▸ What is required
Here are some records; copy every line that holds the word "Write".

▸ Supplied information

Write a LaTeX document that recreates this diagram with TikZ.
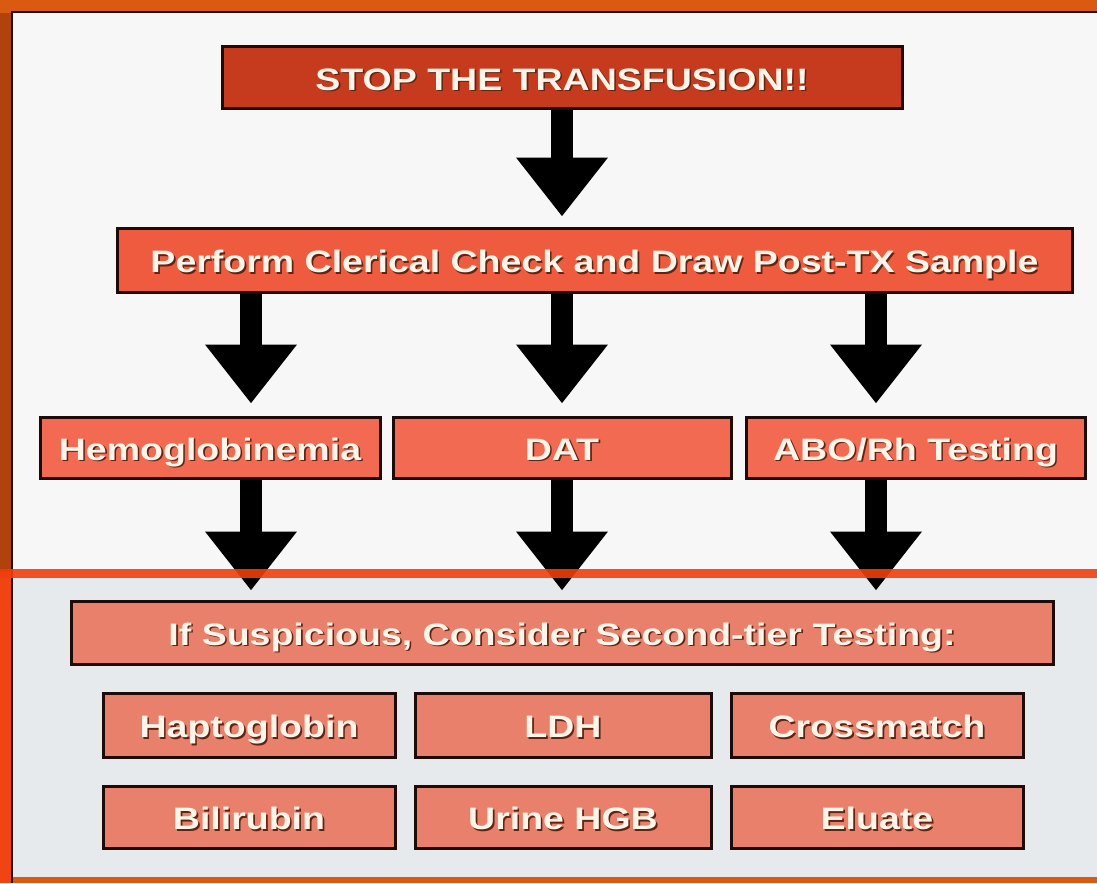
\documentclass[tikz,border=0pt]{standalone}
\usepackage{fontspec}
\setmainfont{Liberation Sans}[FakeStretch=1.21]
\usetikzlibrary{arrows.meta}
\definecolor{frameor}{HTML}{D95A10}
\definecolor{framedark}{HTML}{B0420C}
\definecolor{framebright}{HTML}{F04512}
\definecolor{panelwhite}{HTML}{F7F7F7}
\definecolor{panelgray}{HTML}{E6EAEC}
\definecolor{divider}{HTML}{F03E0C}
\definecolor{stopfill}{HTML}{C63A1E}
\definecolor{perffill}{HTML}{EF5B3E}
\definecolor{midfill}{HTML}{F26A52}
\definecolor{lowfill}{HTML}{E8806C}
\definecolor{txtwhite}{HTML}{FFF4E8}
\definecolor{txtshadow}{HTML}{5E2414}
\definecolor{boxline}{HTML}{1E0A06}
\newcommand{\shtxt}[1]{\makebox[0pt][l]{\hspace{1.6pt}\raisebox{-1.6pt}{\textcolor{txtshadow}{#1}}}#1}
\tikzset{
  flowbox/.style={draw=boxline, line width=3pt, rectangle, inner sep=0pt,
    text height=25pt, text depth=0pt,
    text=txtwhite, font=\fontsize{31}{36}\selectfont\bfseries},
  bigarrow/.style={line width=22pt, black, -{Triangle[length=59pt,width=88pt]}}
}
\begin{document}
\begin{tikzpicture}[x=1pt,y=-1pt]
\useasboundingbox (0,0) rectangle (1097,883);
% frame and panels
\fill[frameor] (0,0) rectangle (1097,883);
\fill[framedark] (0,13) rectangle (12,572);
\fill[framebright] (0,572) rectangle (12,883);
\fill[panelwhite] (13,13) rectangle (1097,877);
\fill[panelgray] (13,578) rectangle (1097,877);
\draw[boxline, line width=2pt] (12,883) -- (12,12) -- (1097,12);
% nodes
\node[flowbox, fill=stopfill, minimum width=680pt, minimum height=61pt] (stop) at (562,77.5) {\shtxt{STOP THE TRANSFUSION!!}};
\node[flowbox, fill=perffill, minimum width=955pt, minimum height=64pt] (perf) at (594.5,260) {\shtxt{Perform Clerical Check and Draw Post-TX Sample}};
\node[flowbox, fill=midfill, minimum width=340pt, minimum height=61pt] (hem) at (210,447.5) {\shtxt{Hemoglobinemia}};
\node[flowbox, fill=midfill, minimum width=338pt, minimum height=61pt] (dat) at (562,447.5) {\shtxt{DAT}};
\node[flowbox, fill=midfill, minimum width=339pt, minimum height=61pt] (abo) at (915.5,447.5) {\shtxt{ABO/Rh Testing}};
\node[flowbox, fill=lowfill, minimum width=982pt, minimum height=63pt] (sus) at (562,632.5) {\shtxt{If Suspicious, Consider Second-tier Testing:}};
\node[flowbox, fill=lowfill, minimum width=292pt, minimum height=64pt] (hapto) at (249,725) {\shtxt{Haptoglobin}};
\node[flowbox, fill=lowfill, minimum width=296pt, minimum height=64pt] (ldh) at (563,725) {\shtxt{LDH}};
\node[flowbox, fill=lowfill, minimum width=292pt, minimum height=64pt] (cross) at (877,725) {\shtxt{Crossmatch}};
\node[flowbox, fill=lowfill, minimum width=292pt, minimum height=62pt] (bili) at (249,817) {\shtxt{Bilirubin}};
\node[flowbox, fill=lowfill, minimum width=296pt, minimum height=62pt] (urine) at (563,817) {\shtxt{Urine HGB}};
\node[flowbox, fill=lowfill, minimum width=292pt, minimum height=62pt] (elu) at (877,817) {\shtxt{Eluate}};
% arrow columns
\coordinate (c1) at (251,0);
\coordinate (c2) at (562,0);
\coordinate (c3) at (876,0);
% arrows
\draw[bigarrow, shorten >=10pt] (stop.south) -- (perf.north -| stop.south);
\draw[bigarrow, shorten >=12pt] (perf.south -| c1) -- (hem.north -| c1);
\draw[bigarrow, shorten >=12pt] (perf.south -| c2) -- (dat.north -| c2);
\draw[bigarrow, shorten >=12pt] (perf.south -| c3) -- (abo.north -| c3);
\draw[bigarrow, shorten >=9pt] (hem.south -| c1) -- (sus.north -| c1);
\draw[bigarrow, shorten >=9pt] (dat.south -| c2) -- (sus.north -| c2);
\draw[bigarrow, shorten >=9pt] (abo.south -| c3) -- (sus.north -| c3);
% divider line
\fill[divider, opacity=0.9] (0,569) rectangle (1097,578);
\end{tikzpicture}
\end{document}
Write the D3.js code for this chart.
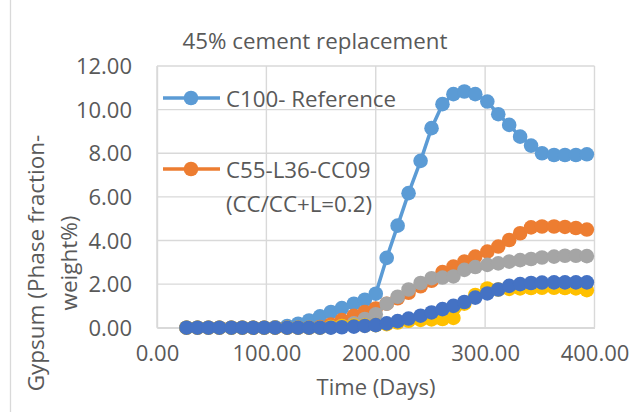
<!DOCTYPE html>
<html>
<head>
<meta charset="utf-8">
<script src="https://cdn.jsdelivr.net/npm/d3@7/dist/d3.min.js"></script>
<style>
  html, body { margin: 0; padding: 0; background: #ffffff; }
  svg { display: block; }
  text { font-family: "Open Sans", "Noto Sans", sans-serif; fill: #595959; }
</style>
</head>
<body>
<svg id="chart" width="637" height="412"></svg>
<script>
// ---- data ----
const days = [27,37,47,57,68,78,88,98,108,119,129,139,149,159,169,180,190,200,210,220,230,241,251,261,271,281,291,302,312,322,332,342,352,363,373,383,393];

const c100 = [0,0,0,0,0,0,0,0,0.02,0.08,0.18,0.33,0.52,0.72,0.9,1.1,1.28,1.56,3.2,4.68,6.17,7.65,9.15,10.25,10.71,10.83,10.71,10.37,9.79,9.3,8.76,8.35,8.0,7.92,7.92,7.92,7.95];
const c55l36 = [0,0,0,0,0,0,0,0,0,0,0,0,0.03,0.15,0.35,0.55,0.72,0.88,1.1,1.35,1.6,1.9,2.15,2.55,2.8,3.03,3.26,3.49,3.72,4.02,4.33,4.6,4.64,4.64,4.62,4.57,4.5];
const seriesGrey = [0,0,0,0,0,0,0,0,0,0,0,0,0,0.02,0.08,0.2,0.4,0.62,1.1,1.42,1.75,2.05,2.27,2.3,2.35,2.65,2.78,2.88,2.95,3.03,3.1,3.15,3.22,3.26,3.3,3.3,3.28];
const seriesYellow = [0,0,0,0,0,0,0,0,0,0,0,0,0,0.03,0.08,0.1,0.1,0.12,0.16,0.24,0.32,0.36,0.38,0.4,0.45,1.1,1.5,1.8,1.75,1.78,1.8,1.82,1.83,1.83,1.82,1.8,1.72];
const seriesDarkBlue = [0,0,0,0,0,0,0,0,0,0,0,0,0,0,0.02,0.05,0.08,0.12,0.2,0.3,0.42,0.55,0.7,0.85,1.0,1.18,1.38,1.57,1.75,1.92,2.0,2.05,2.07,2.08,2.08,2.08,2.08];

const seriesNames = ["C100- Reference", "C55-L36-CC09 (CC/CC+L=0.2)", "Series 3", "Series 4", "Series 5"];
const seriesColors = ["#5B9BD5", "#ED7D31", "#A5A5A5", "#FFC000", "#4472C4"];
const seriesValues = [c100, c55l36, seriesGrey, seriesYellow, seriesDarkBlue];

const xTicks = [0, 100, 200, 300, 400];
const yTicks = [0, 2, 4, 6, 8, 10, 12];
const titleText = "45% cement replacement";
const xTitle = "Time (Days)";
const yTitleLines = ["Gypsum (Phase fraction-", "weight%)"];

// ---- drawing ----
const svg = d3.select("#chart");
svg.append("rect").attr("width", 637).attr("height", 412).attr("fill", "#ffffff");

// outer chart border fragment at left
svg.append("line").attr("x1", 10.5).attr("x2", 10.5).attr("y1", 0).attr("y2", 412)
  .attr("stroke", "#d9d9d9").attr("stroke-width", 1.3);

const x = d3.scaleLinear().domain([0, 400]).range([157, 594.5]);
const y = d3.scaleLinear().domain([0, 12]).range([327.7, 66]);

const grid = svg.append("g");
grid.selectAll("line.h").data(yTicks).join("line")
  .attr("x1", x(0)).attr("x2", x(400))
  .attr("y1", d => y(d)).attr("y2", d => y(d))
  .attr("stroke", "#d9d9d9").attr("stroke-width", 1.4);
grid.selectAll("line.v").data(xTicks).join("line")
  .attr("y1", y(0)).attr("y2", y(12))
  .attr("x1", d => x(d)).attr("x2", d => x(d))
  .attr("stroke", "#d9d9d9").attr("stroke-width", 1.4);

// axes with d3 axis generators (labels only)
const fmt = d3.format(".2f");
const yAxis = svg.append("g").attr("transform", `translate(${x(0)},0)`)
  .call(d3.axisLeft(y).tickValues(yTicks).tickFormat(fmt).tickSize(0).tickPadding(25));
yAxis.select(".domain").attr("stroke", "#d9d9d9").attr("stroke-width", 1.4);
yAxis.selectAll("text").attr("font-size", 22).attr("fill", "#595959")
  .attr("font-family", "Open Sans").attr("dy", "0.35em");

const xAxis = svg.append("g").attr("transform", `translate(0,${y(0)})`)
  .call(d3.axisBottom(x).tickValues(xTicks).tickFormat(fmt).tickSize(0).tickPadding(18));
xAxis.select(".domain").attr("stroke", "#d9d9d9").attr("stroke-width", 1.4);
xAxis.selectAll("text").attr("font-size", 22).attr("fill", "#595959")
  .attr("font-family", "Open Sans");

// series
const line = d3.line().x((d, i) => x(days[i])).y(d => y(d));
const r = 7.3;
seriesValues.forEach((vals, si) => {
  const g = svg.append("g");
  g.append("path").datum(vals).attr("d", line)
    .attr("fill", "none").attr("stroke", seriesColors[si]).attr("stroke-width", 3.5)
    .attr("stroke-linejoin", "round");
  g.selectAll("circle").data(vals).join("circle")
    .attr("cx", (d, i) => x(days[i])).attr("cy", d => y(d)).attr("r", r)
    .attr("fill", seriesColors[si]);
});

// title
svg.append("text").attr("x", 315).attr("y", 40).attr("text-anchor", "middle")
  .attr("dominant-baseline", "central").attr("font-size", 22.3).text(titleText);

// axis titles
svg.append("text").attr("x", 376).attr("y", 386).attr("text-anchor", "middle")
  .attr("dominant-baseline", "central").attr("font-size", 22).text(xTitle);
const yt = svg.append("text").attr("transform", "translate(0,263) rotate(-90)")
  .attr("text-anchor", "middle").attr("font-size", 22.5);
yt.append("tspan").attr("x", 0).attr("y", 35).attr("dominant-baseline", "central").text(yTitleLines[0]);
yt.append("tspan").attr("x", 0).attr("y", 68).attr("dominant-baseline", "central").text(yTitleLines[1]);

// legend (first two series)
const legendRows = [
  { si: 0, y: 98, lines: [seriesNames[0]] },
  { si: 1, y: 169, lines: ["C55-L36-CC09", "(CC/CC+L=0.2)"] }
];
legendRows.forEach(row => {
  const g = svg.append("g");
  g.append("line").attr("x1", 163).attr("x2", 220).attr("y1", row.y).attr("y2", row.y)
    .attr("stroke", seriesColors[row.si]).attr("stroke-width", 3.5);
  g.append("circle").attr("cx", 191).attr("cy", row.y).attr("r", r).attr("fill", seriesColors[row.si]);
  row.lines.forEach((t, li) => {
    g.append("text").attr("x", 226).attr("y", row.y + li * 34)
      .attr("dominant-baseline", "central").attr("font-size", 22.3).text(t);
  });
});
</script>
</body>
</html>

▸ The answer
Write a LaTeX document that recreates this diagram with TikZ.
Write the D3.js code for this chart.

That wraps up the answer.